Maybe the 1st 2 lead to the 3rd, but the 3rd is BY FAR the most important thing. If I pick up a guitar, and I'm suddenly doing things I was not doing before (whether tonally, or playing new ideas are flooding in), I know that I've got a contender. It basically demands that I play it.
 

Mark-B

Inspired
A single coil or a north-coil split at the neck position - series/parallel switch for any bridge humbucker - medium frets+ don't care which, though been re-fretting my worn necks and rebuilds with Jescar Evo Gold fretwire - it provides a more tactile feel than stainless steel and has much-less drag and is harder wearing than the nickel wire. . ..But, off the shelf, after a good setup and beam-leveling and re-finishing the frets, I don't really care.. As long as it plays good and sounds good, I'm good to go! :cool:
 

lauke-lux

Forum Addict
I tried to resist the urge to write this.
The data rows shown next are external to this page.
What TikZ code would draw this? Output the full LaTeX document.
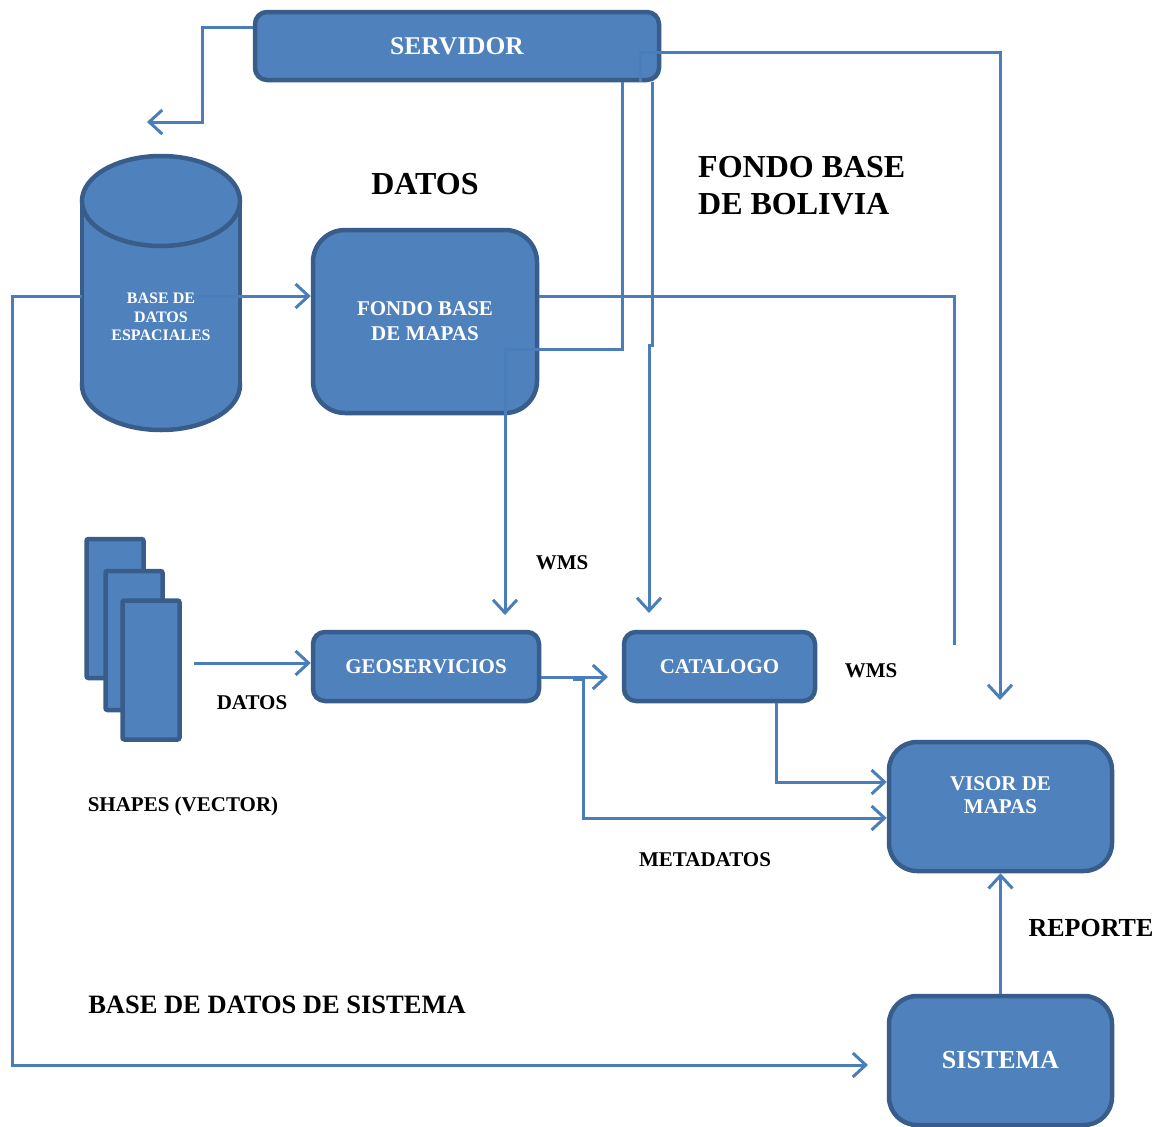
\documentclass[tikz,border=0pt]{standalone}
\usepackage{fontspec}
\setmainfont{Liberation Serif}
\usetikzlibrary{arrows.meta}
\definecolor{boxfill}{HTML}{4F81BD}
\definecolor{boxline}{HTML}{385D8A}
\definecolor{linecol}{HTML}{4A7EBB}
\newcommand\szf[2]{\fontsize{#1}{#2}\selectfont\bfseries}
\tikzset{
  box/.style={draw=boxline, line width=4.5pt, fill=boxfill, text=white,
    align=center, inner sep=0pt},
  sheet/.style={draw=boxline, line width=4.5pt, fill=boxfill, rounded corners=2pt,
    minimum width=57pt, minimum height=139pt, inner sep=0pt},
  conn/.style={draw=linecol, line width=3pt},
  arr/.style={-{Straight Barb[length=13pt,width=24pt]}},
  lbl/.style={text=black, inner sep=0pt},
}
\begin{document}
\begin{tikzpicture}[x=1pt,y=-1pt]
\useasboundingbox (0,0) rectangle (1163,1127);

% database cylinder
\draw[boxline, line width=4.5pt, fill=boxfill] (161,385) ellipse[x radius=79, y radius=45];
\fill[boxfill] (82,201) rectangle (240,385);
\draw[boxline, line width=4.5pt] (82,201) -- (82,385) (240,201) -- (240,385);
\draw[boxline, line width=4.5pt, fill=boxfill] (161,201) ellipse[x radius=79, y radius=45];
\node[lbl, text=white, align=center, font=\szf{16}{18.5}] (cyl) at (161,317)
  {BASE DE\\DATOS\\ESPACIALES};

% stacked vector sheets
\node[sheet] (shp1) at (115,608.5) {};
\node[sheet] (shp2) at (134,640.5) {};
\node[sheet] (shp3) at (151,670) {};

% main boxes
\node[box, rounded corners=12pt, minimum width=404pt, minimum height=68pt,
  font=\szf{25.5}{30}] (servidor) at (457,46) {SERVIDOR};
\node[box, rounded corners=32pt, minimum width=224pt, minimum height=183pt,
  font=\szf{21}{25}] (fondo) at (425,321.5) {FONDO BASE\\DE MAPAS};
\node[box, rounded corners=12pt, minimum width=226pt, minimum height=69pt,
  font=\szf{21}{25}] (geo) at (426,666.5) {GEOSERVICIOS};
\node[box, rounded corners=12pt, minimum width=191pt, minimum height=69pt,
  font=\szf{21}{25}] (cat) at (719.5,666.5) {CATALOGO};
\node[box, rounded corners=28pt, minimum width=223pt, minimum height=129pt] (visor)
  at (1000.5,806.5) {};
\node[lbl, text=white, align=center, font=\szf{21}{23}] (visortxt) at (1000.5,795)
  {VISOR DE\\MAPAS};
\node[box, rounded corners=28pt, minimum width=223pt, minimum height=129pt,
  font=\szf{26}{30}] (sistema) at (1000.5,1060.5) {SISTEMA};

% free labels
\node[lbl, font=\szf{32}{37}] (datos) at (425,184) {DATOS};
\node[lbl, anchor=west, align=left, font=\szf{32}{37}] (bolivia) at (698,186)
  {FONDO BASE\\DE BOLIVIA};
\node[lbl, font=\szf{21}{25}] (wms1) at (562,563) {WMS};
\node[lbl, font=\szf{21}{25}] (wms2) at (871,671) {WMS};
\node[lbl, font=\szf{21}{25}] (datos2) at (252,703) {DATOS};
\node[lbl, font=\szf{21}{25}] (shapes) at (183,806) {SHAPES (VECTOR)};
\node[lbl, font=\szf{21}{25}] (meta) at (705,860) {METADATOS};
\node[lbl, font=\szf{26}{30}] (reporte) at (1091,928) {REPORTE};
\node[lbl, font=\szf{26.5}{30}] (bdsis) at (277,1005) {BASE DE DATOS DE SISTEMA};

% routing points
\coordinate (lt) at (147,122);
\coordinate (r0) at (640,52);
\coordinate (vt) at (1000,700);
\coordinate (b1) at (622,349);
\coordinate (b2) at (505,349);
\coordinate (gIn) at (505,615);
\coordinate (d1) at (652,345);
\coordinate (d2) at (649,345);
\coordinate (cIn) at (649,613);
\coordinate (f1) at (954,296);
\coordinate (f2) at (954,645);
\coordinate (k1) at (197,296);
\coordinate (cylW) at (82,296);
\coordinate (e1) at (12,296);
\coordinate (sIn) at (868,1065);
\coordinate (h1) at (194,663);
\coordinate (m1) at (608,677);
\coordinate (n1) at (573,679);
\coordinate (n3) at (583,818);
\coordinate (p1) at (776,782);

% connectors
\draw[conn, arr] (servidor.west) ++(0,-19) -- ++(-50,0) |- (lt);
\draw[conn, arr] (servidor.south -| r0) -- (r0) -| (vt);
\draw[conn, arr] (servidor.south -| b1) -- (b1) -- (b2) -- (gIn);
\draw[conn, arr] (servidor.south -| d1) -- (d1) -- (d2) -- (cIn);
\draw[conn] (fondo.east |- f1) -- (f1) -- (f2);
\draw[conn, arr] (k1) -- (fondo.west |- k1);
\draw[conn, arr] (cylW) -- (e1) |- (sIn);
\draw[conn, arr] (h1) -- (geo.west |- h1);
\draw[conn, arr] (geo.east |- m1) -- (m1);
\draw[conn, arr] (n1) -- ++(10,0) -- (n3) -- (visor.west |- n3);
\draw[conn, arr] (cat.south -| p1) -- (p1) -- (visor.west |- p1);
\draw[conn, arr] (sistema.north) -- (visor.south);
\end{tikzpicture}
\end{document}
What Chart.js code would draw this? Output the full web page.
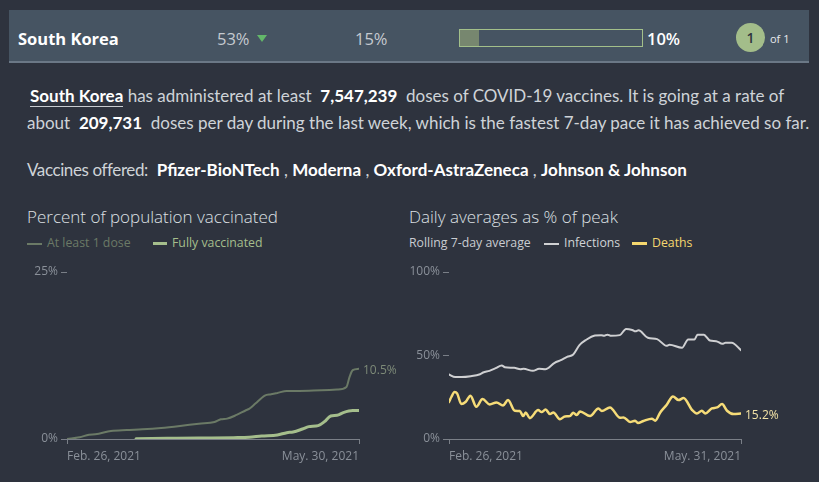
<!DOCTYPE html>
<html>
<head>
<meta charset="utf-8">
<script src="https://cdn.jsdelivr.net/npm/chart.js@4"></script>
<style>
  body { margin:0; width:819px; height:482px; background:#2e333e; overflow:hidden; position:relative; font-family:"Lato", "Open Sans", sans-serif; }
  .abs { position:absolute; white-space:nowrap; }
  #band { left:9px; top:10px; width:800px; height:51px; background:#465462; border-bottom:2px solid #6b7886; }
  .hd { font-family:"Open Sans", sans-serif; }
  .para { font-size:17px; line-height:20px; color:#cfd3d8; }
  .para b { color:#fff; font-weight:700; }
  .ttl { font-family:"Open Sans", sans-serif; font-size:17px; color:#dde0e4; font-weight:300; }
  .lg { font-family:"Open Sans", sans-serif; font-size:12.3px; line-height:14px; }
  .dash { position:absolute; height:2px; }
  canvas { position:absolute; }
</style>
</head>
<body>
<div id="band" class="abs"></div>
<div class="abs hd" style="left:18px;top:27px;font-size:16.5px;font-weight:700;color:#fff;">South Korea</div>
<div class="abs hd" style="left:217px;top:27px;font-size:16.5px;color:#c5cad0;">53%</div>
<div class="abs" style="left:257px;top:35px;width:0;height:0;border-left:5px solid transparent;border-right:5px solid transparent;border-top:7px solid #63b86a;"></div>
<div class="abs hd" style="left:355px;top:27px;font-size:16.5px;color:#c5cad0;">15%</div>
<div class="abs" style="left:459px;top:29px;width:182px;height:16px;border:1px solid #a3c08a;"></div>
<div class="abs" style="left:460px;top:30px;width:19px;height:16px;background:#77876f;"></div>
<div class="abs hd" style="left:647px;top:27px;font-size:16.5px;font-weight:600;color:#fff;">10%</div>
<div class="abs" style="left:736px;top:23px;width:29px;height:29px;border-radius:50%;background:#a3bd8a;"></div>
<div class="abs hd" style="left:736px;top:28px;width:29px;text-align:center;font-size:14px;font-weight:600;color:#2e333e;">1</div>
<div class="abs hd" style="left:770px;top:31px;font-size:11px;color:#e8eaec;">of 1</div>

<div class="abs para" style="left:30px;top:86px;"><b style="border-bottom:1px solid #c8ccd0;">South Korea</b> has administered at least&nbsp; <b>7,547,239</b>&nbsp; doses of COVID-19 vaccines. It is going at a rate of</div>
<div class="abs para" style="left:27px;top:113px;">about&nbsp; <b>209,731</b>&nbsp; doses per day during the last week, which is the fastest 7-day pace it has achieved so far.</div>
<div class="abs para" style="left:27px;top:160px;"><span style="letter-spacing:-0.4px;">Vaccines offered:</span>&nbsp; <b>Pfizer-BioNTech</b> , <b>Moderna</b> , <b>Oxford-AstraZeneca</b> , <b>Johnson &amp; Johnson</b></div>

<div class="abs ttl" style="left:27px;top:205px;">Percent of population vaccinated</div>
<div class="abs ttl" style="left:409px;top:205px;">Daily averages as % of peak</div>

<div class="dash" style="left:27px;top:243px;width:15px;background:#6b7a66;"></div>
<div class="abs lg" style="left:47px;top:236px;color:#6b7a66;">At least 1 dose</div>
<div class="dash" style="left:153px;top:242px;width:14px;height:3px;background:#a5be8c;"></div>
<div class="abs lg" style="left:172px;top:236px;color:#a5be8c;">Fully vaccinated</div>

<div class="abs lg" style="left:409px;top:236px;color:#c9ccd1;">Rolling 7-day average</div>
<div class="dash" style="left:544px;top:243px;width:15px;background:#cfd0d2;"></div>
<div class="abs lg" style="left:564px;top:236px;color:#d0d3d6;">Infections</div>
<div class="dash" style="left:632px;top:242px;width:15px;height:3px;background:#f5d76e;"></div>
<div class="abs lg" style="left:652px;top:236px;color:#f5d76e;">Deaths</div>

<canvas id="vaxChart" width="400" height="210" style="left:0;top:260px;"></canvas>
<canvas id="peakChart" width="419" height="210" style="left:400px;top:260px;"></canvas>

<script>
// day offsets from Feb. 26, 2021
const vaxTickLabels = ['Feb. 26, 2021', 'May. 30, 2021'];
const vaxMaxDay = 93;
const oneDoseDays = [0, 4, 7, 9, 14, 19, 24, 30, 36, 42, 47, 49, 51, 54, 57, 58, 60, 63, 65, 67, 70, 74, 81, 86, 89, 90, 91, 93];
const oneDoseValues = [0, 0.25, 0.65, 0.7, 1.2, 1.35, 1.45, 1.65, 1.95, 2.3, 2.55, 2.95, 3.05, 3.6, 4.3, 4.5, 5.3, 6.5, 6.7, 6.9, 7.2, 7.2, 7.3, 7.4, 7.8, 9.3, 10.3, 10.5];
const fullyDays = [22, 32, 42, 53, 58, 62, 67, 70, 72, 75, 77, 80, 82, 84, 86, 88, 91, 93];
const fullyValues = [0.05, 0.1, 0.15, 0.2, 0.25, 0.45, 0.6, 0.95, 1.05, 1.5, 1.85, 2.0, 2.6, 3.45, 3.55, 3.95, 4.25, 4.25];

const peakTickLabels = ['Feb. 26, 2021', 'May. 31, 2021'];
const peakMaxDay = 94;
const infectionDays = [0, 2, 4, 7, 10, 11, 13, 15, 17, 18, 21, 23, 24, 27, 29, 31, 34, 36, 38, 40, 42, 44, 47, 49, 50, 51, 52, 55, 57, 59, 60, 61, 64, 67, 70, 71, 75, 77, 79, 80, 82, 84, 86, 88, 89, 91, 94];
const infectionValues = [38.6, 37.1, 37.1, 37.6, 38.8, 39.8, 40.8, 42.4, 44.0, 43.0, 42.6, 41.8, 42.0, 40.8, 42.0, 41.8, 45.6, 47.2, 49.2, 50.6, 56.2, 59.2, 62.0, 62.2, 61.8, 62.5, 61.8, 62.2, 65.9, 65.3, 64.5, 65.1, 60.6, 59.8, 55.8, 56.4, 54.6, 59.6, 59.6, 62.4, 62.5, 59.0, 58.6, 57.0, 57.6, 57.6, 53.2];
const deathDays = [0, 0.8, 1.8, 2.6, 4, 5.4, 6.9, 8.8, 10.8, 13.1, 15.3, 17.4, 19, 21.2, 22.8, 23.9, 24.7, 26, 28.7, 29.8, 31.1, 32.5, 33.6, 35.7, 37.3, 38.9, 40, 41.1, 42.2, 45.4, 48.1, 49.2, 51.8, 55.1, 56.2, 58.3, 59.9, 60.8, 62.6, 65.3, 66.4, 68, 70.1, 72.1, 73.9, 75.5, 78.2, 79.8, 81.4, 82.5, 84.6, 86.3, 87.9, 89.5, 91.6, 94];
const deathValues = [22.1, 25.3, 28.1, 27.3, 20.9, 22.3, 25.9, 19.3, 23.9, 20.7, 21.9, 20.1, 23.3, 16.9, 16.7, 13.7, 15.9, 12.5, 17.3, 16.1, 17.7, 14.9, 15.9, 11.8, 13.5, 13.7, 15.7, 14.3, 16.5, 13.7, 18.3, 16.7, 18.9, 12.7, 12.9, 10.2, 11.0, 9.6, 10.8, 12.2, 11.0, 15.9, 20.5, 25.5, 23.3, 24.5, 17.5, 15.3, 16.9, 15.3, 18.3, 18.9, 20.9, 16.9, 14.9, 15.2];

const axisColor = '#7a7f87';
const tickColor = '#8a9099';
const tickFont = { family: 'Open Sans', size: 12 };

function pts(days, vals) {
    return days.map((d, i) => ({ x: d, y: vals[i] }));
}

// writes the last value next to the end of a line
const endLabel = {
    id: 'endLabel',
    afterDatasetsDraw(chart) {
        const c = chart.ctx;
        chart.data.datasets.forEach((ds, i) => {
            if (!ds.endText) return;
            const meta = chart.getDatasetMeta(i);
            const p = meta.data[meta.data.length - 1];
            c.save();
            c.font = '12px "Open Sans"';
            c.fillStyle = ds.endColor;
            c.textBaseline = 'middle';
            c.fillText(ds.endText, p.x + 4, p.y + 2);
            c.restore();
        });
    }
};

function makeChart(id, datasets, maxDay, yMax, tickLabels, yWidth, padRight) {
    return new Chart(document.getElementById(id), {
        type: 'line',
        data: { datasets: datasets },
        options: {
            responsive: false,
            animation: false,
            devicePixelRatio: 1,
            layout: { padding: { top: 12, right: padRight, left: 0, bottom: 0 } },
            plugins: { legend: { display: false }, tooltip: { enabled: false } },
            elements: { point: { radius: 0 }, line: { cubicInterpolationMode: 'monotone', borderCapStyle: 'round' } },
            scales: {
                x: {
                    type: 'linear', min: 0, max: maxDay,
                    afterBuildTicks: s => { s.ticks = [{ value: 0 }, { value: maxDay }]; },
                    afterFit: s => { s.height = 31; },
                    ticks: { align: 'inner', maxRotation: 0, padding: 5, color: tickColor, font: tickFont,
                        callback: v => v === 0 ? tickLabels[0] : tickLabels[1] },
                    grid: { drawOnChartArea: false, tickLength: 5, color: axisColor },
                    border: { color: axisColor }
                },
                y: {
                    min: 0, max: yMax,
                    afterBuildTicks: s => { s.ticks = [{ value: 0 }, { value: yMax / 2 }, { value: yMax }].filter(t => yMax === 100 || t.value !== yMax / 2); },
                    afterFit: s => { s.width = yWidth; },
                    ticks: { padding: 3, color: tickColor, font: tickFont, callback: v => v + '%' },
                    grid: { drawOnChartArea: false, tickLength: 6, color: axisColor },
                    border: { display: false }
                }
            }
        },
        plugins: [endLabel]
    });
}

makeChart('vaxChart', [
    { data: pts(oneDoseDays, oneDoseValues), borderColor: '#6b7a66', borderWidth: 2, endText: '10.5%', endColor: '#7d8a78' },
    { data: pts(fullyDays, fullyValues), borderColor: '#a5be8c', borderWidth: 3 }
], vaxMaxDay, 25, vaxTickLabels, 67, 41);

makeChart('peakChart', [
    { data: pts(infectionDays, infectionValues), borderColor: '#cfd0d2', borderWidth: 2 },
    { data: pts(deathDays, deathValues), borderColor: '#f6dc78', borderWidth: 2.5, endText: '15.2%', endColor: '#f3e3a6' }
], peakMaxDay, 100, peakTickLabels, 49, 78);
</script>
</body>
</html>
I don't believe there is any "must have" feature. I think you are hurting yourself by imagining this category. Choose a guitar because it suits you, plain and simple. That might mean a totally different instrument from one person to the next, one gig to the next, or one minute to the next. Some people choose 10 of the same guitar. Others choose 10 wildly different instruments. About the only observation I have is that it is less likely for a mail order guitar to become as beloved as one that I picked out myself from a number of instruments on offer.
Totally agree with this, except for one f....ng squier surf strat I got over Thomann; just got the happy one; none other squier got this sound right out if the box. Some guitars just have that thing. Tried another one changed mics pu etc, but it never got that sound and resold it after 2 years.
 

Bman

Veteran
The volume knob has to be able to clean up when I turn down. If that means a treble bleed circuit has to be added then so be it. It baffles me how hit or miss the volume pots can be.